### Goal
Reproduce the listing below from the line with "Convert this chart to matplotlib code." to the line with "from matplotlib.transforms import Affine2D", both lines included, character for character, minus any pictures.

### Figure scripts
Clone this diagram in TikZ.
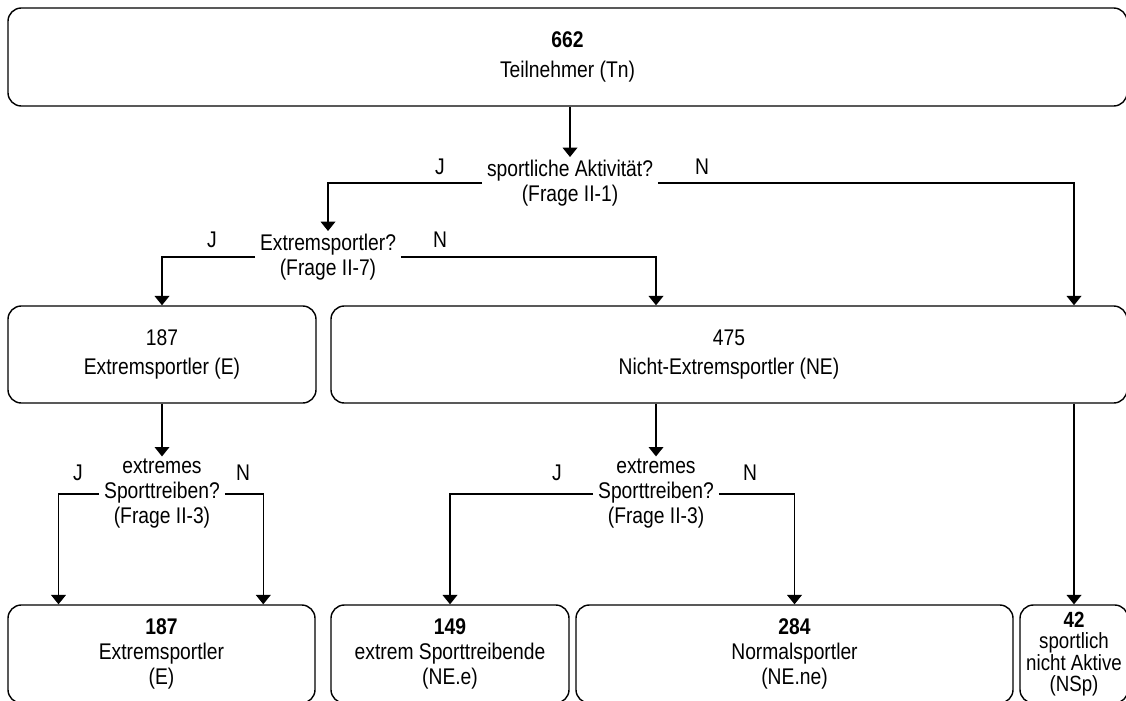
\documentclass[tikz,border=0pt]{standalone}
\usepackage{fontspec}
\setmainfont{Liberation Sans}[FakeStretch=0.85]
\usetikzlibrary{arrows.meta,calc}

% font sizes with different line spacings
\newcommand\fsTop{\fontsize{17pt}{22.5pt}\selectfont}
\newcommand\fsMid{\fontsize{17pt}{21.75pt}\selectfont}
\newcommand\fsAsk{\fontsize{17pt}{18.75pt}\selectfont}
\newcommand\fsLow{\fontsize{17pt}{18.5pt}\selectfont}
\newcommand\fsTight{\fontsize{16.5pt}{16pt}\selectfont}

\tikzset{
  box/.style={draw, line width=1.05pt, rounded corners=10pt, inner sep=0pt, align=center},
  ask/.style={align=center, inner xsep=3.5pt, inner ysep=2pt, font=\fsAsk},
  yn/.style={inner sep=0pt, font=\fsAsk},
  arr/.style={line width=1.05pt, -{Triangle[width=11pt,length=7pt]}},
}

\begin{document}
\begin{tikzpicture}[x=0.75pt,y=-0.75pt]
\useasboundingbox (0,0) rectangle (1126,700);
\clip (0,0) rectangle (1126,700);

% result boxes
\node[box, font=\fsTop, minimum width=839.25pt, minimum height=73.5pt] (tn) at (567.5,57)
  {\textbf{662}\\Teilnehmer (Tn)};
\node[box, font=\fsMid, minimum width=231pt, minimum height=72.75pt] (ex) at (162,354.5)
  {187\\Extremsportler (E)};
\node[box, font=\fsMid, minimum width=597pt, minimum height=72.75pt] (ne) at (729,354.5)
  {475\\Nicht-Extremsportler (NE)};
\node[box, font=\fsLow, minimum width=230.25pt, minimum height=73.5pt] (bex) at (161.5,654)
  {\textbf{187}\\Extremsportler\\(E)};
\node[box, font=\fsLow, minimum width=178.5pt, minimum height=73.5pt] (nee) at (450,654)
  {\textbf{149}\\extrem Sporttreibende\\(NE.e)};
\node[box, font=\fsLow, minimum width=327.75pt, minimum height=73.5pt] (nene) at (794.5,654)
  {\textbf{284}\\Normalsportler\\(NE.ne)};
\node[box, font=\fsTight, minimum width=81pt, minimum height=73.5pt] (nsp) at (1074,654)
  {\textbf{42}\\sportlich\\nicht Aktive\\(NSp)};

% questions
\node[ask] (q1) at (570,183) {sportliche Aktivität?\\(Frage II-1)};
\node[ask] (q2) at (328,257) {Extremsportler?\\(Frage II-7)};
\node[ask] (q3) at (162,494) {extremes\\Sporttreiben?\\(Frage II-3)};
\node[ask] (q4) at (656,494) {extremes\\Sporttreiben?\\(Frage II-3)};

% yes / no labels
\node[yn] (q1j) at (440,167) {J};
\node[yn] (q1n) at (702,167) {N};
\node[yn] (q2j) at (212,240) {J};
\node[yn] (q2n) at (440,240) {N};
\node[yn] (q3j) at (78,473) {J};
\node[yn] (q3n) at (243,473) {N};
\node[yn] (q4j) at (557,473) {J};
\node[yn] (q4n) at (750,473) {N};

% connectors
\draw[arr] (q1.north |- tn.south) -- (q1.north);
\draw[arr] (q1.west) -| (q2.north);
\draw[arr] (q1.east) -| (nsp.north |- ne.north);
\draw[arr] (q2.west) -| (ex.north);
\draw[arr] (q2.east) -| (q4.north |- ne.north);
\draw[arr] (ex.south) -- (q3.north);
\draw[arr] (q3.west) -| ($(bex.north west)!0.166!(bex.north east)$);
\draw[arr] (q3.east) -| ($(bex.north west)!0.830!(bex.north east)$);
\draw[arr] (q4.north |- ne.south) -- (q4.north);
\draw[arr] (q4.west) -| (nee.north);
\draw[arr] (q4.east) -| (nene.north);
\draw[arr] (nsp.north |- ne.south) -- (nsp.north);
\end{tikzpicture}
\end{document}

--

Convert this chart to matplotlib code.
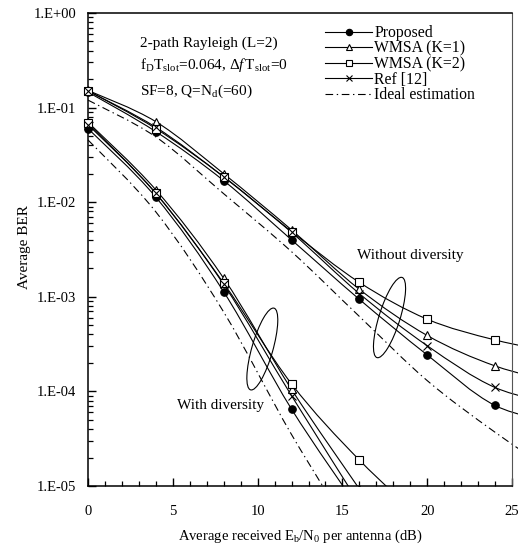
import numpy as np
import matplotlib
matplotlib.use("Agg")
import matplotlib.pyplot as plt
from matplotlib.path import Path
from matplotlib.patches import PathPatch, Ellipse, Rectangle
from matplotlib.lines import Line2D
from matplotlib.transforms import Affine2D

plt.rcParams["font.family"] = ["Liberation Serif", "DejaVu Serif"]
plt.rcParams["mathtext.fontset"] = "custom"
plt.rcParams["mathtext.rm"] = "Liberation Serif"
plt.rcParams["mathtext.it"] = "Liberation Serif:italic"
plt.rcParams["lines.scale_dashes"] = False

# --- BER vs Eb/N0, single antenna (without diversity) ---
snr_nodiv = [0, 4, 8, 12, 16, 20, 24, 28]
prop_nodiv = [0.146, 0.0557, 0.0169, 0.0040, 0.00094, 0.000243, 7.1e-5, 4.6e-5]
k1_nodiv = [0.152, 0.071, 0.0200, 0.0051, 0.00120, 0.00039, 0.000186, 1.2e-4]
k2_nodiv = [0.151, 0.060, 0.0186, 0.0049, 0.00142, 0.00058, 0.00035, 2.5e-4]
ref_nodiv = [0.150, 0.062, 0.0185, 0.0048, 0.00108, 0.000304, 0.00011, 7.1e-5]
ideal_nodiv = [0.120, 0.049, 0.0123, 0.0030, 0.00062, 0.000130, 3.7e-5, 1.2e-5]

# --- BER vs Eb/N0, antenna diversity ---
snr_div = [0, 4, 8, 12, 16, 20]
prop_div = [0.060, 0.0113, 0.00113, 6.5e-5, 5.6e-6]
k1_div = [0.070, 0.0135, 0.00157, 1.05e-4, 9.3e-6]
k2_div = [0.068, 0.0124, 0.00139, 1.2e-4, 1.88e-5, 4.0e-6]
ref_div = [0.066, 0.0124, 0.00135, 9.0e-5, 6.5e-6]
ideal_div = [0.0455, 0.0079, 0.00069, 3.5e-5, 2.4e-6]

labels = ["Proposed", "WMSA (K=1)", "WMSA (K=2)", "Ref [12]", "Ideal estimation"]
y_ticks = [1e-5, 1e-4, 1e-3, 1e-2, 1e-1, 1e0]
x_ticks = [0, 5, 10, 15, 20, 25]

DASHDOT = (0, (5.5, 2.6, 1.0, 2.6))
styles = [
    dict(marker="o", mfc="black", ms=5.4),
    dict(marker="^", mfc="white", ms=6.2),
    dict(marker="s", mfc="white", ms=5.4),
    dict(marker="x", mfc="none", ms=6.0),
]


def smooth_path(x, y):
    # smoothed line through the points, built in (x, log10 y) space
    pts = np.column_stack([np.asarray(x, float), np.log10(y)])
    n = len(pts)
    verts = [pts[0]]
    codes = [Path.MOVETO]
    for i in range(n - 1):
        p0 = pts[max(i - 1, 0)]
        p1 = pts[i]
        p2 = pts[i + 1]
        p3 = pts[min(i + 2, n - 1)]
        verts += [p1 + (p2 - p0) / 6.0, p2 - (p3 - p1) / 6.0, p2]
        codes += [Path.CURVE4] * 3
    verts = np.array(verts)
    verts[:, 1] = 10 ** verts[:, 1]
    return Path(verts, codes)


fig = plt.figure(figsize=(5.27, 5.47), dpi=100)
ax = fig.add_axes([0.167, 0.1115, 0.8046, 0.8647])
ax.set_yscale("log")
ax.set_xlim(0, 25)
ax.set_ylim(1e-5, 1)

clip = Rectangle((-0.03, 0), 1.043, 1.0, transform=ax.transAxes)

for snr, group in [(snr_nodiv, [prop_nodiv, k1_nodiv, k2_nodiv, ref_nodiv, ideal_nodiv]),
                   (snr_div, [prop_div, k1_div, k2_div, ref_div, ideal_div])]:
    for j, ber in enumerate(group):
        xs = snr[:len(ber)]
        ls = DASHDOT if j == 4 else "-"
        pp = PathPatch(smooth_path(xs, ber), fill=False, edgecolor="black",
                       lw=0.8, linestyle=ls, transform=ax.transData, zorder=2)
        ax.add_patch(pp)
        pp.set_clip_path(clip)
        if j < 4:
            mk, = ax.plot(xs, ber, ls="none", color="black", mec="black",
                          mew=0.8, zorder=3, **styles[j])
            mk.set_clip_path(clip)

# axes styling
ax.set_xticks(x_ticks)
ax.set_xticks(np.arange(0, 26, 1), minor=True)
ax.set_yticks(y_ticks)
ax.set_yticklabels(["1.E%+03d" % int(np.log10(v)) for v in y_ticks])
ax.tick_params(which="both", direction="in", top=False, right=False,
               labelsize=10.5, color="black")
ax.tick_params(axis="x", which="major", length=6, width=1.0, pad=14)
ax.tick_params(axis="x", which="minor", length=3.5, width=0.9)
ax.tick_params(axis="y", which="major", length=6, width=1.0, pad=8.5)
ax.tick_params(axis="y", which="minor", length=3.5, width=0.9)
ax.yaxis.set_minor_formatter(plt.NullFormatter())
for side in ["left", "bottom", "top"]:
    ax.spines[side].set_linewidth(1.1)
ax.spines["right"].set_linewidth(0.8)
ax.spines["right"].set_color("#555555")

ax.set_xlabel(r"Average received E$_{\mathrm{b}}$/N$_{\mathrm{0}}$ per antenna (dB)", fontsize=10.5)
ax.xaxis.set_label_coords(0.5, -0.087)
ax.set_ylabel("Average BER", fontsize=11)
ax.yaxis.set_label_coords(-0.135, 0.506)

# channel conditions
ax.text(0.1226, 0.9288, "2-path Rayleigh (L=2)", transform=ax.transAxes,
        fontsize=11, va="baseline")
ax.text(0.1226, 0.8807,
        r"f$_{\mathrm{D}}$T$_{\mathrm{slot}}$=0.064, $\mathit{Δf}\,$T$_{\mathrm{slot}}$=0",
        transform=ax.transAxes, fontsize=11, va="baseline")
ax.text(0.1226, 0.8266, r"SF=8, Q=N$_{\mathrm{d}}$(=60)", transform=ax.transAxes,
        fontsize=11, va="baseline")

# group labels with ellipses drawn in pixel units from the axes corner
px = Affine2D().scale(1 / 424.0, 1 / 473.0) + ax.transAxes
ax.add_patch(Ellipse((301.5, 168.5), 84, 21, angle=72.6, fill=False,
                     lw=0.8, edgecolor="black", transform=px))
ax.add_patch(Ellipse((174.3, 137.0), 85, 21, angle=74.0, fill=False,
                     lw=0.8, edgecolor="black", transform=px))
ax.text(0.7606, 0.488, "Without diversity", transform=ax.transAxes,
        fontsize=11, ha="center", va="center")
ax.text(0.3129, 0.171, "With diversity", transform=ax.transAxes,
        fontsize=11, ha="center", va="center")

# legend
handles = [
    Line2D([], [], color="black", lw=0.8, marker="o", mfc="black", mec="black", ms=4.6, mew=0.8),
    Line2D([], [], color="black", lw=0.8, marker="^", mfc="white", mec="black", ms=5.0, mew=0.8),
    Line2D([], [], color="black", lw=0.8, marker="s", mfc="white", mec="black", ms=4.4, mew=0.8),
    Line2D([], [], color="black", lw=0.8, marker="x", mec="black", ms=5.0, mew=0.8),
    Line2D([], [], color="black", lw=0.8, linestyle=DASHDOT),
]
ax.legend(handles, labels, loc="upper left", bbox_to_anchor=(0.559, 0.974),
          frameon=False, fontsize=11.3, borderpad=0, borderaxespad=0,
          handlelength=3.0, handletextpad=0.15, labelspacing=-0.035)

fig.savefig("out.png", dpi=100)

### The result
Convert this chart to matplotlib code.
import numpy as np
import matplotlib
matplotlib.use("Agg")
import matplotlib.pyplot as plt
from matplotlib.path import Path
from matplotlib.patches import PathPatch, Ellipse, Rectangle
from matplotlib.lines import Line2D
from matplotlib.transforms import Affine2D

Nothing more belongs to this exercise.